SIEGEL: That's a big Democratic give, that one, you're saying. What is this, by the way? It's not a bill. It must be umpteen bills. It calls upon the Senate Finance Committee to get to work on a tax reform. What exactly is it that would go to the Congress that somebody could vote on and President Obama could sign?
WARNER: Well, the first thing we've got to make sure is that we raise the debt limit. And with time so short, what we can't do - even though, I think this is a great plan - that we can jeopardize raising that debt limit. That would be catastrophic. A downgrade of our debt would be a tax increase on every American in terms of higher interest costs. So, that's got to be our first objective.

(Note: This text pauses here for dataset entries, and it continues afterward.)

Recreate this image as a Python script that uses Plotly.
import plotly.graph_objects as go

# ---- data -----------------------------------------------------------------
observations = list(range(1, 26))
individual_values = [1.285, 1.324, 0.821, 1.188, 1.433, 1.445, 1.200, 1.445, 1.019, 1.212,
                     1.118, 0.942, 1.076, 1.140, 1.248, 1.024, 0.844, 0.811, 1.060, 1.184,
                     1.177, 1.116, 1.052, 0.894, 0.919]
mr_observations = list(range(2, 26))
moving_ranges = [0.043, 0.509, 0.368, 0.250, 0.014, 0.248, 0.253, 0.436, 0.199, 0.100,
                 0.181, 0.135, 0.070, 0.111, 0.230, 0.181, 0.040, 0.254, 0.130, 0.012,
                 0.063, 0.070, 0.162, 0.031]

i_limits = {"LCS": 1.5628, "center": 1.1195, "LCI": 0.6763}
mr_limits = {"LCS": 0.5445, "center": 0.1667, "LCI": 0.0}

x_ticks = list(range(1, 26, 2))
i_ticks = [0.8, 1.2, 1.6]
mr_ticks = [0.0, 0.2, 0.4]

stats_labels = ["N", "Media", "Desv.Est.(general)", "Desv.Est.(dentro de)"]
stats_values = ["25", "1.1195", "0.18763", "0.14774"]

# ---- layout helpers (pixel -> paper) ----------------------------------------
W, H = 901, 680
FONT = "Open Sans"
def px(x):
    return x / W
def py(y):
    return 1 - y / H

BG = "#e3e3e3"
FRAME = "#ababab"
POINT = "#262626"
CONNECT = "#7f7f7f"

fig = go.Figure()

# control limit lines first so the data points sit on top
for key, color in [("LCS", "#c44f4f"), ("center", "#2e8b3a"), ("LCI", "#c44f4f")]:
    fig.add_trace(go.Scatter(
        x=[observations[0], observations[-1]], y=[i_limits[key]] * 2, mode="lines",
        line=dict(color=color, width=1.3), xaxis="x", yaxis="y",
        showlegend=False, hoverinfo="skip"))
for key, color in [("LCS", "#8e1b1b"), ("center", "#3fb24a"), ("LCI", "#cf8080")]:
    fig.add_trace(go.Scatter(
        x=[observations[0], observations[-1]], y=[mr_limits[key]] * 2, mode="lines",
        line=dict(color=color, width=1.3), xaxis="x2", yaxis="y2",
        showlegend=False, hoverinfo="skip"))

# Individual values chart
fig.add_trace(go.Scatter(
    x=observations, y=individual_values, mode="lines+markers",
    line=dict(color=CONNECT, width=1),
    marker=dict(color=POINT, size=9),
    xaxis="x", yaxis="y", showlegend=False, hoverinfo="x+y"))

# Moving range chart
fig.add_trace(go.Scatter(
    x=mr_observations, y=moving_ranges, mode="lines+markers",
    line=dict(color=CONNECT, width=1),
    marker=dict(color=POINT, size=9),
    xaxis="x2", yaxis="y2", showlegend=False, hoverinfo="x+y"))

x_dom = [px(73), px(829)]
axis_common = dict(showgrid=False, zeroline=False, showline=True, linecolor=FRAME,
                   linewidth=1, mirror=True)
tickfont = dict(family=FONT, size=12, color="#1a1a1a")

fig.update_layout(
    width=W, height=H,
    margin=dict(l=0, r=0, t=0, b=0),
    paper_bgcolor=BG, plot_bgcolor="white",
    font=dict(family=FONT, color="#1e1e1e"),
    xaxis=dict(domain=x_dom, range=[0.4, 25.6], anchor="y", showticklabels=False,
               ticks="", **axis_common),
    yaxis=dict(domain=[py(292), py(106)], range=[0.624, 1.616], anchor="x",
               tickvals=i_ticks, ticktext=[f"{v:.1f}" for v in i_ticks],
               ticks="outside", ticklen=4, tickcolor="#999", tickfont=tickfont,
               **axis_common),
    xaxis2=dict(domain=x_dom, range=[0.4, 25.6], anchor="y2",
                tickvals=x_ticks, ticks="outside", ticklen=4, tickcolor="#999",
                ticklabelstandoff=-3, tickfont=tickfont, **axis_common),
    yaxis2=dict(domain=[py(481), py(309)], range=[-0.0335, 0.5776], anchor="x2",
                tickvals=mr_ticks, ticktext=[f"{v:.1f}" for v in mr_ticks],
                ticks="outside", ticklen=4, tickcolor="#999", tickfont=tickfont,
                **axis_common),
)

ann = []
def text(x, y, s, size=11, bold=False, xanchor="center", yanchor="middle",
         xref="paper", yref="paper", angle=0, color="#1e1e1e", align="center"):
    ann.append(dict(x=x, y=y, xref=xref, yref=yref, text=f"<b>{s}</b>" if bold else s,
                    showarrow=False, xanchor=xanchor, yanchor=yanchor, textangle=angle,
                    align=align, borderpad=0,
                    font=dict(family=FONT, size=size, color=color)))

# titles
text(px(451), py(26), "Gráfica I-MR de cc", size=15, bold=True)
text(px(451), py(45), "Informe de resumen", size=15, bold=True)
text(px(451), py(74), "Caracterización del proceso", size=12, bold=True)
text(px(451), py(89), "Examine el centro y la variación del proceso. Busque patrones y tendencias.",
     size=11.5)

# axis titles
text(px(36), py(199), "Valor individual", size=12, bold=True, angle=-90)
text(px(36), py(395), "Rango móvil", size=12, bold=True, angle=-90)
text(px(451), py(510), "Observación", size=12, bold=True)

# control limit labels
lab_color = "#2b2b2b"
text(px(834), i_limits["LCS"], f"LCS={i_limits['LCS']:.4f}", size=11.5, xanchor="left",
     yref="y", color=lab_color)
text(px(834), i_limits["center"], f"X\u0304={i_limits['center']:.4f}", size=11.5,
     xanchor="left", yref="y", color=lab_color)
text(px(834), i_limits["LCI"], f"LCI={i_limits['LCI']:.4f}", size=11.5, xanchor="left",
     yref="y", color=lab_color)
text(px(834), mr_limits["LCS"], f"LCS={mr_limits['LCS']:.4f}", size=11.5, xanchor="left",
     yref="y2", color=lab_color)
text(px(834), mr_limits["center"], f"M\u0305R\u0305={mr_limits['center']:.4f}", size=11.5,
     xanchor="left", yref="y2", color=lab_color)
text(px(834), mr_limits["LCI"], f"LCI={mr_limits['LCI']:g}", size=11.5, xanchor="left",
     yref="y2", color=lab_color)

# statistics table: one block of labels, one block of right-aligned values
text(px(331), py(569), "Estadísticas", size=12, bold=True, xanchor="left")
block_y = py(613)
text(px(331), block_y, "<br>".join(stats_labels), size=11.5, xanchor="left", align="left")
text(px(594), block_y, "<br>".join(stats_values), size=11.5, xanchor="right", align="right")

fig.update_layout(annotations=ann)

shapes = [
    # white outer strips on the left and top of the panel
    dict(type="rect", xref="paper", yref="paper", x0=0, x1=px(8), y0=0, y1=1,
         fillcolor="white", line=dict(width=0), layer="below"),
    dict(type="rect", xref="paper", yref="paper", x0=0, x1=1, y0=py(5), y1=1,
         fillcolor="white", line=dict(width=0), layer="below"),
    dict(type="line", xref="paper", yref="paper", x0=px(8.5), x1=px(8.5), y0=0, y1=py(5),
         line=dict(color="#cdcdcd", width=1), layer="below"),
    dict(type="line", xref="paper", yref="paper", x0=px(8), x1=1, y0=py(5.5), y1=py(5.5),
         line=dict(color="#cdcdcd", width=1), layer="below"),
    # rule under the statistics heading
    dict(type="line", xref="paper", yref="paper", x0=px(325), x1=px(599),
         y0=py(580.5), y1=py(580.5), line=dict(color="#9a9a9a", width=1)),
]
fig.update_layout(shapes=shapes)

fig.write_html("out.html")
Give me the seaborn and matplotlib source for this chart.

The second objective is actually having a process to reduce our debt by this close to $4 trillion. We break it into two steps, one bill that would make a down payment and set up the process on how we get the balance of this close to $4 trillion. This gives us a two-step plan that we've laid out, whether it can be implemented into legislative language in the 12 or 13 days we've got left, that's an open question. But we've sure as heck got enough support and this was bipartisan enough...
SIEGEL: In the Senate.
WARNER: ...and it's bold enough that I think it could gain some traction.
SIEGEL: Senator Warner, thank you very much.
WARNER: Thank you.
SIEGEL: Senator Mark Warner, Democrat of Virginia, one of the so-called Gang of Six.